Former Vice President Atiku Abubakar on Sunday said that Nigeria must act now, by taking necessary, and painful actions including adjustment to the proposed 2021 budget, to exit another recession the country has entered.
Mr Abubakar in a statement he issued in Abuja, said that although COVID-19 pandemic had exacerbated an already bad situation, Nigeria could have avoided the second recession, within five years, by a disciplined and prudent management of the economy.
“Be that as it may, it serves no one’s purposes to quarrel after the fact.
“We must focus on solutions. Nigeria needs critical leadership to guide her back to the path of economic sustainability.
“We cannot afford hand wringing and navel-gazing. We must act now, by taking necessary, and perhaps painful actions.”
Abubakar said that for a start, the proposed 2021 budget presented to the National Assembly on Oct. 8, was no longer tenable, saying Nigeria neither had the resources, nor the need to implement such a luxury budget.
“The nation is broke, but not broken. However, if we continue to spend lavishly, even when we do not earn commensurately, we would go from being a broke nation, to being a broken nation.
“As a matter of importance and urgency, every non essential line item in the proposed 2021 budget must be expunged.
“For the avoidance of doubt, this ought to include estacodes, non emergency travel, feeding, welfare packages, overseas training, new vehicle purchases, office upgrades, non salary allowances, etc.
“Until our economic prospects improve, Nigeria ought to exclusively focus on making budgetary proposals for essential items, which include reasonable wages and salaries, infrastructural projects, and social services (citizenry’s health, and other human development investments).”
Abubakar also stressed the need to stimulate the economy, by investing in human development, and increasing the purchasing power of the most vulnerable of the population.
He said that only a well developed populace could generate enough economic activity for the nation to exit the recession.
“We must invest in those most likely to be impacted by the effects of the recession, the poorest of the poor.
“As well as stimulating the economy, this also ensures that they do not slip further into extreme poverty.

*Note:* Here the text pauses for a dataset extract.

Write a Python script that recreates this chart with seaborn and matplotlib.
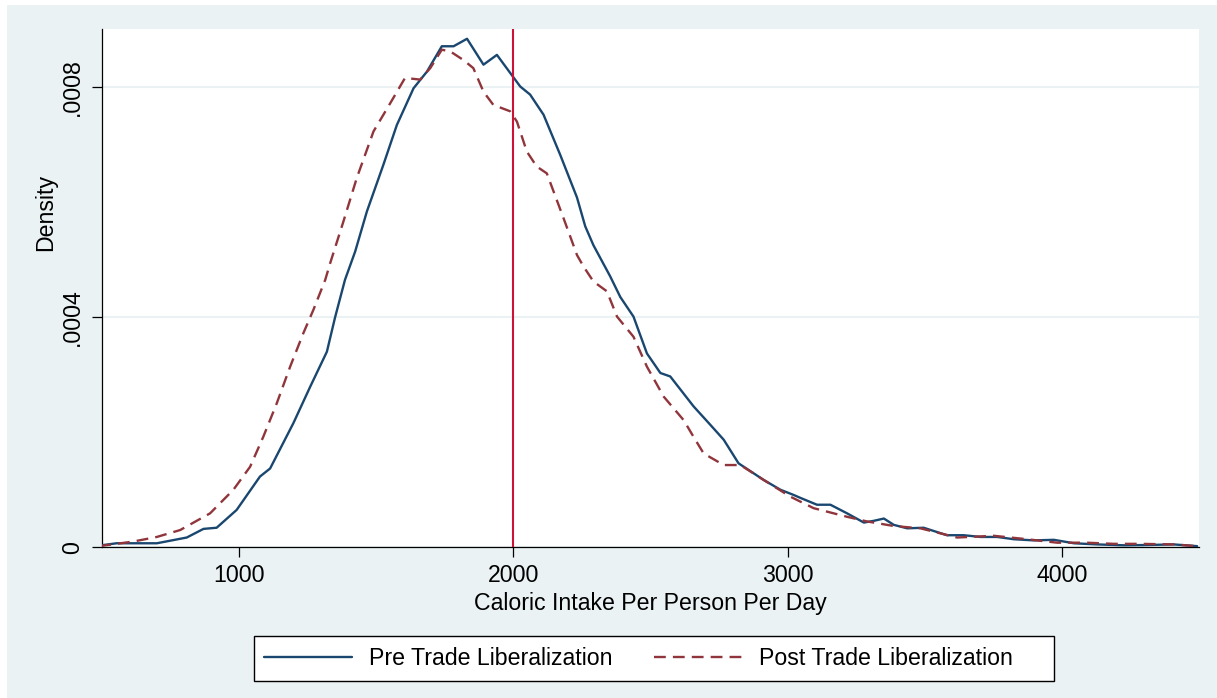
import matplotlib
matplotlib.use('Agg')
import matplotlib.pyplot as plt
from matplotlib.lines import Line2D
from matplotlib.patches import Rectangle
import pandas as pd
import seaborn as sns

# Kernel density values
pre_x = [490, 553, 639, 700, 809, 870, 918, 991, 1076, 1113, 1198, 1259, 1320, 1350,
         1386, 1423, 1466, 1526, 1575, 1636, 1685, 1739, 1782, 1831, 1891, 1940, 1994,
         2025, 2061, 2110, 2171, 2232, 2262, 2292, 2353, 2390, 2438, 2487, 2536, 2572,
         2657, 2718, 2767, 2821, 2913, 2974, 3022, 3046, 3107, 3156, 3217, 3278, 3314,
         3351, 3387, 3436, 3496, 3581, 3642, 3703, 3764, 3825, 3898, 3971, 4044, 4129,
         4226, 4311, 4408, 4493]
pre_density = [0.000003, 0.000007, 0.000007, 0.000007, 0.000017, 0.000032, 0.000034,
               0.000065, 0.000123, 0.000137, 0.000216, 0.000279, 0.000340, 0.000400,
               0.000465, 0.000514, 0.000584, 0.000665, 0.000734, 0.000798, 0.000827,
               0.000871, 0.000871, 0.000884, 0.000839, 0.000856, 0.000821, 0.000801,
               0.000787, 0.000752, 0.000682, 0.000608, 0.000558, 0.000525, 0.000471,
               0.000435, 0.000401, 0.000337, 0.000303, 0.000297, 0.000245, 0.000213,
               0.000187, 0.000146, 0.000117, 0.000100, 0.000091, 0.000086, 0.000074,
               0.000074, 0.000059, 0.000043, 0.000046, 0.000050, 0.000039, 0.000033,
               0.000034, 0.000021, 0.000021, 0.000018, 0.000018, 0.000014, 0.000012,
               0.000013, 0.000007, 0.000005, 0.0000035, 0.000004, 0.000005, 0.000002]

post_x = [490, 614, 700, 785, 894, 979, 1040, 1088, 1137, 1186, 1234, 1271, 1314, 1332,
          1380, 1429, 1490, 1551, 1605, 1660, 1697, 1739, 1770, 1818, 1854, 1891, 1927,
          1988, 2013, 2049, 2085, 2122, 2183, 2232, 2256, 2292, 2341, 2378, 2438, 2487,
          2548, 2621, 2657, 2694, 2767, 2828, 2913, 3010, 3095, 3217, 3289, 3387, 3484,
          3618, 3752, 3874, 3983, 4092, 4190, 4286, 4408, 4493]
post_density = [0.000002, 0.000010, 0.000018, 0.000030, 0.000059, 0.000100, 0.000140,
                0.000192, 0.000250, 0.000314, 0.000372, 0.000413, 0.000465, 0.000494,
                0.000566, 0.000642, 0.000723, 0.000772, 0.000816, 0.000813, 0.000833,
                0.000865, 0.000862, 0.000847, 0.000833, 0.000792, 0.000769, 0.000758,
                0.000740, 0.000688, 0.000662, 0.000650, 0.000572, 0.000508, 0.000488,
                0.000462, 0.000445, 0.000401, 0.000366, 0.000314, 0.000262, 0.000221,
                0.000192, 0.000163, 0.000143, 0.000143, 0.000117, 0.000088, 0.000068,
                0.000053, 0.000045, 0.000037, 0.000033, 0.000017, 0.000020, 0.000014,
                0.000008, 0.000008, 0.000006, 0.000006, 0.000005, 0.000002]

series_names = ['Pre Trade Liberalization', 'Post Trade Liberalization']
x_ticks = [1000, 2000, 3000, 4000]
y_ticks = [0, 0.0004, 0.0008]
y_tick_labels = ['0', '.0004', '.0008']
cutoff = 2000

df = pd.concat([
    pd.DataFrame({'calories': pre_x, 'density': pre_density, 'period': series_names[0]}),
    pd.DataFrame({'calories': post_x, 'density': post_density, 'period': series_names[1]}),
])

BG = '#EAF2F3'
NAVY = '#1A476F'
MAROON = '#90353B'
RED = '#CC1237'
FS = 16.7
W, H = 1217, 698
DASH = (5, 3)

sns.set_style('ticks')
plt.rcParams['font.family'] = ['Liberation Sans', 'DejaVu Sans']
plt.rcParams['text.color'] = 'black'
plt.rcParams['xtick.color'] = 'black'
plt.rcParams['ytick.color'] = 'black'
plt.rcParams['axes.labelcolor'] = 'black'

fig = plt.figure(figsize=(W / 100, H / 100), dpi=100, facecolor='white')
# light graph region with a thin white margin at top and left
fig.patches.append(Rectangle((7 / W, 0), 1, 1 - 5 / H, transform=fig.transFigure,
                             facecolor=BG, edgecolor='none', zorder=-10))
# legend box drawn by hand so its padding matches
fig.patches.append(Rectangle((254 / W, (H - 681) / H), 800 / W, 45 / H,
                             transform=fig.transFigure, facecolor='white',
                             edgecolor='black', linewidth=1.0, zorder=-5))

ax = fig.add_axes([102 / W, 150.7 / H, 1097 / W, 518.3 / H])
ax.set_facecolor('white')

sns.lineplot(data=df, x='calories', y='density', hue='period', style='period',
             hue_order=series_names, style_order=series_names,
             palette={series_names[0]: NAVY, series_names[1]: MAROON},
             dashes={series_names[0]: '', series_names[1]: DASH},
             linewidth=1.7, legend=False, ax=ax, zorder=3)
ax.axvline(cutoff, color=RED, linewidth=1.5, zorder=4)

ax.set_xlim(500, 4500)
ax.set_ylim(0, 0.000901)
ax.set_xticks(x_ticks)
ax.set_xticklabels([str(t) for t in x_ticks], fontsize=FS)
ax.set_yticks(y_ticks)
ax.set_yticklabels(y_tick_labels, fontsize=FS, rotation=90, va='center')
ax.grid(axis='y', color=BG, linewidth=1.5)
ax.grid(axis='x', visible=False)
ax.tick_params(axis='both', direction='out', length=7.2, width=0.9, color='black')
ax.tick_params(axis='x', pad=5)
ax.tick_params(axis='y', pad=6)
sns.despine(ax=ax)
for side in ['left', 'bottom']:
    ax.spines[side].set_color('black')
    ax.spines[side].set_linewidth(0.9)

ax.set_xlabel('Caloric Intake Per Person Per Day', fontsize=FS)
ax.set_ylabel('Density', fontsize=FS)
ax.xaxis.set_label_coords(0.5, -0.087)
ax.yaxis.set_label_coords(-0.041, 0.647)

handles = [Line2D([], [], color=NAVY, linewidth=1.7),
           Line2D([], [], color=MAROON, linewidth=1.7, linestyle=(0, DASH))]
leg = fig.legend(handles, series_names, loc='center left',
                 bbox_to_anchor=(254 / W, (H - 658.5) / H), ncol=2, frameon=False,
                 handlelength=3.8, handletextpad=0.73, columnspacing=1.8,
                 borderpad=0.43, borderaxespad=0, fontsize=FS)

plt.savefig('out.png', dpi=100, facecolor=fig.get_facecolor())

“For example, a stimulus package, in the form of monthly cash transfers of ₦5,000 to be made to every bank account holder, verified by a Bank Verification Number, whose combined total deposit in the year 2019 was lower than the annual minimum wage.”
He proposed that it could be achieved through a luxury tax on goods and services that were exclusively accessible only to the super-wealthy.
“A tax on the ultra wealthy to protect the extremely poor.
“A practical approach to this is to place a 15 per cent tax, on all business and first class tickets sold to and from Nigeria, on all luxury car imports and sales, on all private jets imports and service charges.
“Fifteen per cent tax on all jewellery imports and sales, on all designer products imported, produced or sold in Nigeria, and on all other luxury goods either manufactured, or imported into Nigeria, with the exception of goods made for export.”
He said that the proceeds of the tax should be exclusively dedicated to a Poverty Eradication Fund, which must be managed in the same manner as the Tertiary Education Trust Fund, or the Ecological Fund.
“I further propose that a one per cent poverty alleviation tax should be legislated by the National Assembly on the profits of every international oil company operating in Nigeria, and international airlines doing business in Nigeria, which should also go towards the proposed Poverty Eradication Fund.
“It is inhumane for us as a nation to increase the cost of goods and services that affect the poor, while keeping the cost of luxuries fairly stable.
“We must flip this, and flip it immediately.”
Abubakar also advised that Nigeria must stop borrowing for anything other than essential needs, saying borrowing to pay salaries, or to engage in white elephants was not an essential need.
He said that the action was particularly important as Nigeria needed cash at hand, because the world and the country’s economic and development partners were also focused on helping their home economies overcome the effects of COVID-19.
“We must be our own saviours.
“The more we borrow, the more we will need cash to make interest and principal payments, and the less cash we will have to make necessary investments in our economy and our people.
“If we keep borrowing, we stand the risk of defaulting, and that will make recession a child’s play, because we will lose some of our sovereignty.”
He urged the federal Government to open its mind to ideas, “without caring who the messenger is”.